Principal Site Reliability Engineer (Remote)
Do you love playing with cloud infrastructure at scale? Optimizing the last bit of performance and efficiency out of applications that get hundreds of thousands of requests per second? Building and maintaining infrastructure toolkits that hundreds of developers will use? Maintaining large distributed databases? Are MTTA and MTTR things you strive to reduce at all times? Maybe you even feel a little bit guilty putting as much effort as you do into your work.
You don’t need to feel guilty. Come work on the Site Reliability Engineering team at Vimeo!
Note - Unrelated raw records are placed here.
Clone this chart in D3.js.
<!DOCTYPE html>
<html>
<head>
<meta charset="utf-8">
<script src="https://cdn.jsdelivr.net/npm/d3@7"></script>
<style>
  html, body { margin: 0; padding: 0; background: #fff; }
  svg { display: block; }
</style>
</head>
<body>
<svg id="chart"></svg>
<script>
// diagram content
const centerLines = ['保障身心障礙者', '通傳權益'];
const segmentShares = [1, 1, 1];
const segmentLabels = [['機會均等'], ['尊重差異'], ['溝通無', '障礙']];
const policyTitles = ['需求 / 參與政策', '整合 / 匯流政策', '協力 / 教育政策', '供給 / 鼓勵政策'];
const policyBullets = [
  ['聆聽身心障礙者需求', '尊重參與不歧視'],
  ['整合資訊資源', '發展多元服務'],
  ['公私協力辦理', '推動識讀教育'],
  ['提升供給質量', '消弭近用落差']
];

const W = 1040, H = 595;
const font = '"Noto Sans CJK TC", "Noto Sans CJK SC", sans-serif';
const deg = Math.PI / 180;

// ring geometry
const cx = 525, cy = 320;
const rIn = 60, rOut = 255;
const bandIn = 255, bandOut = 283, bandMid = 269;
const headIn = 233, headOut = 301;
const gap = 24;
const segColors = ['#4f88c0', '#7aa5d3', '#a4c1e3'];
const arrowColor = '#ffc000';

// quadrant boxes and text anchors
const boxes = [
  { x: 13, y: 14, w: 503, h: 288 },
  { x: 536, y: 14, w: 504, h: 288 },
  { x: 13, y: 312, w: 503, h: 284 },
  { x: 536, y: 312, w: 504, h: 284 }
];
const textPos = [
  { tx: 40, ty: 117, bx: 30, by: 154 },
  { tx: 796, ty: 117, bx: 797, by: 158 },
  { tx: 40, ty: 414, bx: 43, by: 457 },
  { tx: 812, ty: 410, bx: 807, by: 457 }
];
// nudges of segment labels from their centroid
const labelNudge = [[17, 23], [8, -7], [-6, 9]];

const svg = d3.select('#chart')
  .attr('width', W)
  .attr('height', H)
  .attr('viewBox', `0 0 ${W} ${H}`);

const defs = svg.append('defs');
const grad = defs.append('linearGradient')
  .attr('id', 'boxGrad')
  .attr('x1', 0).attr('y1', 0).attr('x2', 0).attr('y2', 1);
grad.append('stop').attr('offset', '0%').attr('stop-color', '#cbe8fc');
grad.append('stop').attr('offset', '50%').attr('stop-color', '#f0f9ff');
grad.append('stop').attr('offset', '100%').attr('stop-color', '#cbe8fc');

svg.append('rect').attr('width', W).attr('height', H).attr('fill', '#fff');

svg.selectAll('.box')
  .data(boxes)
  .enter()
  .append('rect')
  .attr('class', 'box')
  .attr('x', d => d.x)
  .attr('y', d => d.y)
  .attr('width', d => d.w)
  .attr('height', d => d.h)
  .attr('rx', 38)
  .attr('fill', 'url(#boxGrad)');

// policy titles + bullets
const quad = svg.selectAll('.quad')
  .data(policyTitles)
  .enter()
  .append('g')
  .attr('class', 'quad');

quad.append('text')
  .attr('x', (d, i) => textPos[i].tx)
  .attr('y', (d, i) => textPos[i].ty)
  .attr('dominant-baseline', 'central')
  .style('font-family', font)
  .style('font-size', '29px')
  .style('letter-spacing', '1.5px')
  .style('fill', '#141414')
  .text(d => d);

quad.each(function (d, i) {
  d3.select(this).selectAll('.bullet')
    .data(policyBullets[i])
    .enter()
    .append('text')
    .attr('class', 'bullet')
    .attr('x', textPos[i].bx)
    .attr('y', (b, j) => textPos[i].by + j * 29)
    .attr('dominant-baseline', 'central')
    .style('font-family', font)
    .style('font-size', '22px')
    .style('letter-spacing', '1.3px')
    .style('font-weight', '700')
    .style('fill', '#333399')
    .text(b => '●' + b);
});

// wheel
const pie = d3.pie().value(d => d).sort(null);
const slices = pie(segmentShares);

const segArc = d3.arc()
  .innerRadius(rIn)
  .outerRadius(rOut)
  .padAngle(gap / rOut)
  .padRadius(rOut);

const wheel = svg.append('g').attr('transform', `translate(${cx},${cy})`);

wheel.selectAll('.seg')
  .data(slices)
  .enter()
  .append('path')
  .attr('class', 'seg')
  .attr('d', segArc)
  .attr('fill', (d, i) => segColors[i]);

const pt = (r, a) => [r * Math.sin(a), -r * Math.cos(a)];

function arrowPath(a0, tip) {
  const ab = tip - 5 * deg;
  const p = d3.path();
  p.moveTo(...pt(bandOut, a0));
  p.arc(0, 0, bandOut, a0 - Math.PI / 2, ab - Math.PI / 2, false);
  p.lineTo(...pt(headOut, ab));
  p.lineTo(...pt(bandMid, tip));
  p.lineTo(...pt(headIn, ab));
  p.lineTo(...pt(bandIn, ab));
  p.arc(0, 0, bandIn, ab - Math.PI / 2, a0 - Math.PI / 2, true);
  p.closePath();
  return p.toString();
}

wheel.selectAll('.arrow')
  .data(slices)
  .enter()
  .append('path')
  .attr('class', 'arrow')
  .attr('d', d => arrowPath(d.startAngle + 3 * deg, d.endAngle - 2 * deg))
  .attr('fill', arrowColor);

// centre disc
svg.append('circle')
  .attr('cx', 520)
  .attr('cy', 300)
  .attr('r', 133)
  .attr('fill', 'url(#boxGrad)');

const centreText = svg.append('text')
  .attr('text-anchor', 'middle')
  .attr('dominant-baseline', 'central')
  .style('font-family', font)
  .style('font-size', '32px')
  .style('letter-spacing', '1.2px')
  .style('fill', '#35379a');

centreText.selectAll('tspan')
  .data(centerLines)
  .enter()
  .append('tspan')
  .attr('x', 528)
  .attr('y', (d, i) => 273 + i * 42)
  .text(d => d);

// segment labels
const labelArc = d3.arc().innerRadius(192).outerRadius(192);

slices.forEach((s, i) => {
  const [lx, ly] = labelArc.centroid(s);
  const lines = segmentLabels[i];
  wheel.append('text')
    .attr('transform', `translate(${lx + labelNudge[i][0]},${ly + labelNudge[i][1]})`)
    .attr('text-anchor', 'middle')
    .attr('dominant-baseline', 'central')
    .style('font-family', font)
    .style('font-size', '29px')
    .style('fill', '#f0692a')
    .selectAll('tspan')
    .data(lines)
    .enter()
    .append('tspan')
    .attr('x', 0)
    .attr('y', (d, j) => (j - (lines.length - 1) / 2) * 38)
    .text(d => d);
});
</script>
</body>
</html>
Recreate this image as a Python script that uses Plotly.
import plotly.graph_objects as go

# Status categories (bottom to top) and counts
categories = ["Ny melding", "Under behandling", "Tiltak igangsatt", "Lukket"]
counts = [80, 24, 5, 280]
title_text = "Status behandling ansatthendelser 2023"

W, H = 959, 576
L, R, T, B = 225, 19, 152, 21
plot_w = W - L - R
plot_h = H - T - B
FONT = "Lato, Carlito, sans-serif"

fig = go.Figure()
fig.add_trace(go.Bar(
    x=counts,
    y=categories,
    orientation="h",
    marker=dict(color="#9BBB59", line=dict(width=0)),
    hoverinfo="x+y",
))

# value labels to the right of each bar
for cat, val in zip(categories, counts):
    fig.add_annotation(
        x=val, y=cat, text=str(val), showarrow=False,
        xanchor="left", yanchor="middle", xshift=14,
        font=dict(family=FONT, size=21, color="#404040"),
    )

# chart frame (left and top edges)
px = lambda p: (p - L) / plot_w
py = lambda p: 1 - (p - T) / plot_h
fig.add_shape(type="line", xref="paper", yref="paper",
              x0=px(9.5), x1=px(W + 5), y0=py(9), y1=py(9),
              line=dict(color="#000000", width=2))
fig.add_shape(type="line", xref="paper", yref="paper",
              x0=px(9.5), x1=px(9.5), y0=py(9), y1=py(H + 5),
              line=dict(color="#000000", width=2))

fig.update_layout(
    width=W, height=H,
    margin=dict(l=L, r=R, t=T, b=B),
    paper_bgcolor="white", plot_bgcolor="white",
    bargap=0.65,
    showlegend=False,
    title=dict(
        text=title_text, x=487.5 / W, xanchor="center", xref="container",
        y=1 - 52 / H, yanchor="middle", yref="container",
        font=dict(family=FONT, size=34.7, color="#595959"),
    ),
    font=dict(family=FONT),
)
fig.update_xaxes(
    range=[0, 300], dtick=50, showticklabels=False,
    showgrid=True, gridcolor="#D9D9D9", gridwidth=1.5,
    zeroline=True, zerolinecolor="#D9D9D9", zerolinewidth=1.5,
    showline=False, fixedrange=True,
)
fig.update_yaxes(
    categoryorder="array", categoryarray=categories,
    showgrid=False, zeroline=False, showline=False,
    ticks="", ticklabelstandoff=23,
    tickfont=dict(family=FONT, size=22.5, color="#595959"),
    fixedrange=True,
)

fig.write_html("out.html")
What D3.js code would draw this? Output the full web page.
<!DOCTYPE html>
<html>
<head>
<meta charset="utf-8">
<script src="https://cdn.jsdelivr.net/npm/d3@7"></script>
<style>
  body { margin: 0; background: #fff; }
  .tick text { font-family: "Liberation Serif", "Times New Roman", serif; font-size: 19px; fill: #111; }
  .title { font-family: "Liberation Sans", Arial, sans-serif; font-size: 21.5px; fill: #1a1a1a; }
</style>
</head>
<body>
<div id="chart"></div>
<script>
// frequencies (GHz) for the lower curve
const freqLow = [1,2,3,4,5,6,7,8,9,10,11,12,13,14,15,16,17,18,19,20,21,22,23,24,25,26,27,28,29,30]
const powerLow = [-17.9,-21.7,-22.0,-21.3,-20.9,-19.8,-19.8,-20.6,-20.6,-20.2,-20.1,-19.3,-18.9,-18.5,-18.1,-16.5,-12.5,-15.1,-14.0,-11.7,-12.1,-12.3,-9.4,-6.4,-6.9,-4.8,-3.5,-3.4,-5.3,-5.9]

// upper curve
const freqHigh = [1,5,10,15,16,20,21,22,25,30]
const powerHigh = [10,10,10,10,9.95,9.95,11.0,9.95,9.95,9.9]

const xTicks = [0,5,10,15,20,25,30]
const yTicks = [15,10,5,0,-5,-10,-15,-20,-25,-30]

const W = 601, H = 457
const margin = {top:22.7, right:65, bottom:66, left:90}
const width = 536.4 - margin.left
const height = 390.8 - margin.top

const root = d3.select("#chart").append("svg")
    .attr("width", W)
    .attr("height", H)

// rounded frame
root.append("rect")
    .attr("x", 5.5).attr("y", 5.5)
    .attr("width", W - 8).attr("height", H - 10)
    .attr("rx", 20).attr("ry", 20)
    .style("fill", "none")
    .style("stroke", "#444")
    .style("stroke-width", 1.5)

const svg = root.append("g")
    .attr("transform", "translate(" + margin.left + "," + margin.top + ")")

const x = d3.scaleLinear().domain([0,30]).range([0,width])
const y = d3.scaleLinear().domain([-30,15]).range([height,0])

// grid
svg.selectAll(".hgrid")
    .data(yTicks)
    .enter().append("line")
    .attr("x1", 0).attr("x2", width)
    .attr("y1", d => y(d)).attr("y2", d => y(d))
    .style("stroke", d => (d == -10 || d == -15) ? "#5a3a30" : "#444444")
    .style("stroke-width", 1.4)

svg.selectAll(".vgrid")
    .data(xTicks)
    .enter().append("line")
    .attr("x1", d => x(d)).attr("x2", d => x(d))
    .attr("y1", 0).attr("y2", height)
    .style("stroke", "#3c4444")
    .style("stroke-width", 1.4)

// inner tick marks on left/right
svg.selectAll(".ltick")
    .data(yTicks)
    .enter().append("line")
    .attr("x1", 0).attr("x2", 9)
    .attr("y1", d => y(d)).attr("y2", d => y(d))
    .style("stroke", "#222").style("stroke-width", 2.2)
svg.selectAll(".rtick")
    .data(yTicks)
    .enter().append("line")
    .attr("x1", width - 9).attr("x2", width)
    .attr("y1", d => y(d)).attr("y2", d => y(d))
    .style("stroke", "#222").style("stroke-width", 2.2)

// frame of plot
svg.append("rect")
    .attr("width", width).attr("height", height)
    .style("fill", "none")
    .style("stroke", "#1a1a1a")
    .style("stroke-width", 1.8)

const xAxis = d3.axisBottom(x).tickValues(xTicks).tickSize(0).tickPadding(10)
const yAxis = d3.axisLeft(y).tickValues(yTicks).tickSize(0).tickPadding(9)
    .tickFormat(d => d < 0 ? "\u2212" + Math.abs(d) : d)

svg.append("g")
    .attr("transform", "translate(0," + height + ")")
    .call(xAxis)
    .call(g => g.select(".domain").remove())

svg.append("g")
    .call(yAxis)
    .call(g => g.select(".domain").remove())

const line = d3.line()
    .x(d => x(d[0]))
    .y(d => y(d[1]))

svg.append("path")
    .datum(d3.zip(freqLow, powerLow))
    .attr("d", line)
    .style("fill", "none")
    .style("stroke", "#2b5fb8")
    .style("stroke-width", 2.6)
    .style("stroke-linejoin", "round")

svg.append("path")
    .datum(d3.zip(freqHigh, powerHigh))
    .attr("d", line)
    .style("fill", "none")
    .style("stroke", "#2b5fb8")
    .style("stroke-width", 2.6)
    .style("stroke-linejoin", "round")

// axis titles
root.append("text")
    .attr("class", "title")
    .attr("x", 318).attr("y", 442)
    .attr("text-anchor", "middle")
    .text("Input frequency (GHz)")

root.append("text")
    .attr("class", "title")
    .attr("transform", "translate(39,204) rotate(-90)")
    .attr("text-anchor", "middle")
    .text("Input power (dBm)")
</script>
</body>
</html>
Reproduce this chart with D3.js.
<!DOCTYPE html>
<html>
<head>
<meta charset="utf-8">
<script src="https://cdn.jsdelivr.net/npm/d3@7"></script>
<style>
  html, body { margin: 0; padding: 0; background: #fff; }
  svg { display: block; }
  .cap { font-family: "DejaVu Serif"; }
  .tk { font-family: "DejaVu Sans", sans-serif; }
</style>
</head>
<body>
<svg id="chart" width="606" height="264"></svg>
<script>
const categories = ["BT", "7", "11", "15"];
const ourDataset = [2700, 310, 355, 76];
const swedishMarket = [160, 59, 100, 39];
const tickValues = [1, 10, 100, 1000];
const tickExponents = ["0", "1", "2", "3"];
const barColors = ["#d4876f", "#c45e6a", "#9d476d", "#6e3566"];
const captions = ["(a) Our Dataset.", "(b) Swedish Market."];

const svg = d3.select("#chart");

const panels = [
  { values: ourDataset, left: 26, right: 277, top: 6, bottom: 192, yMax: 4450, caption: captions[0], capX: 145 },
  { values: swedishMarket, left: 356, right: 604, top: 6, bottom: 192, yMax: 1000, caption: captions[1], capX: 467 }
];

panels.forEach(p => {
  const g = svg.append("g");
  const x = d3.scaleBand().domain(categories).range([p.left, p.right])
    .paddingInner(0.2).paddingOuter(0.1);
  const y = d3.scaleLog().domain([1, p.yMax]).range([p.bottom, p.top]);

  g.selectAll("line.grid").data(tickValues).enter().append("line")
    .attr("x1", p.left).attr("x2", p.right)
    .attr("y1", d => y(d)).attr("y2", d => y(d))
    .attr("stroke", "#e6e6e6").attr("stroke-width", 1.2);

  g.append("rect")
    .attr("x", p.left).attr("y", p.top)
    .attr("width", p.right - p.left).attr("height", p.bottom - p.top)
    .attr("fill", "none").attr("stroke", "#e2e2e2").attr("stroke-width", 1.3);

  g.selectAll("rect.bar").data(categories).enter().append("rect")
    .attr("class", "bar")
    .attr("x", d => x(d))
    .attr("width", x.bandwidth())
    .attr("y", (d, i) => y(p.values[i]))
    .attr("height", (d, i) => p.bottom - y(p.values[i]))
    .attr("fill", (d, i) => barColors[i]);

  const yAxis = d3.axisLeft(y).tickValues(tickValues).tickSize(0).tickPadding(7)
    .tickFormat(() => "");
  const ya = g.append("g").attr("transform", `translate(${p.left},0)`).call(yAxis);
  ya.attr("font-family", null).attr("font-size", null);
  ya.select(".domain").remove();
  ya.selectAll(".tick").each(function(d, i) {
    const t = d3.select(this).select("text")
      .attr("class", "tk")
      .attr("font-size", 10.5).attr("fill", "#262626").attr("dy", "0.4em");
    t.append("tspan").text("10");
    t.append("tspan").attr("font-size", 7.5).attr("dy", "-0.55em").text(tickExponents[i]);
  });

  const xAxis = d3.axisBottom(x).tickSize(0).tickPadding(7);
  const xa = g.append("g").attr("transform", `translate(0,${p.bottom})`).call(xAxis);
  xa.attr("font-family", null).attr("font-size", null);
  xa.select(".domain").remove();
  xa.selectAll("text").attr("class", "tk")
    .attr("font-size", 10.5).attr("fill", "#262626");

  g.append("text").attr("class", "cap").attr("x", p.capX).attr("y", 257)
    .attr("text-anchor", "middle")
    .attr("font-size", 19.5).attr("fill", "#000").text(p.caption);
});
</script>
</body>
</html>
Your job will be to design, develop, deploy, maintain, and optimize the platform that powers an application that is part of the infrastructure of the Internet: Vimeo.
What you’ll do:
- Build and improve platforms that power the applications that make up Vimeo
- Maintain and build tooling around making manual infrastructure work obsolete and self service for engineers
- Improve observability and reliability of applications to reduce outages to an absolute minimum
- Write and maintain thorough documentation to share with your teammates around the world, allowing them all to function as a cohesive unit
- Participate in a weekly on-call rotation shared between offices in the US and India
- Whatever it takes (within reason) to make Vimeo faster, more scalable, more reliable, and more efficient to operate
- Mentor junior team members and raise the competency bar of the SRE team.
Skills and knowledge you should possess:
- At least eight years of professional experience in software development with high proficiency in at least one general purpose programming language (C/C++, Go, Java, Ruby, PHP, Python, etc.)
- Track record of designing, deploying, and operating large scale services with high availability.
- Deep understanding of the architectural patterns of high-scalability distributed systems, restful services, service-oriented architecture, and microservices.
- Expert experience maintaining and optimizing Kubernetes deployments
- Expert knowledge of Linux system internals and Container runtimes.
- Significant experience with major cloud providers (Google Cloud, AWS)
- Knowledge of Argo CD, Terraform, Hashicorp Vault, and/or Atlantis
- Experience with administering MySQL at scale, including schema and query optimization
Bonus points (nice skills to have, but not needed):
- Experience with generalized build systems (make, bazel, please, etc.) or language-specific build systems (SWC, Turborepo, etc.).
- Multi-CDN architecture and implementation
- Experience with video technologies (streaming, transcoding, etc.)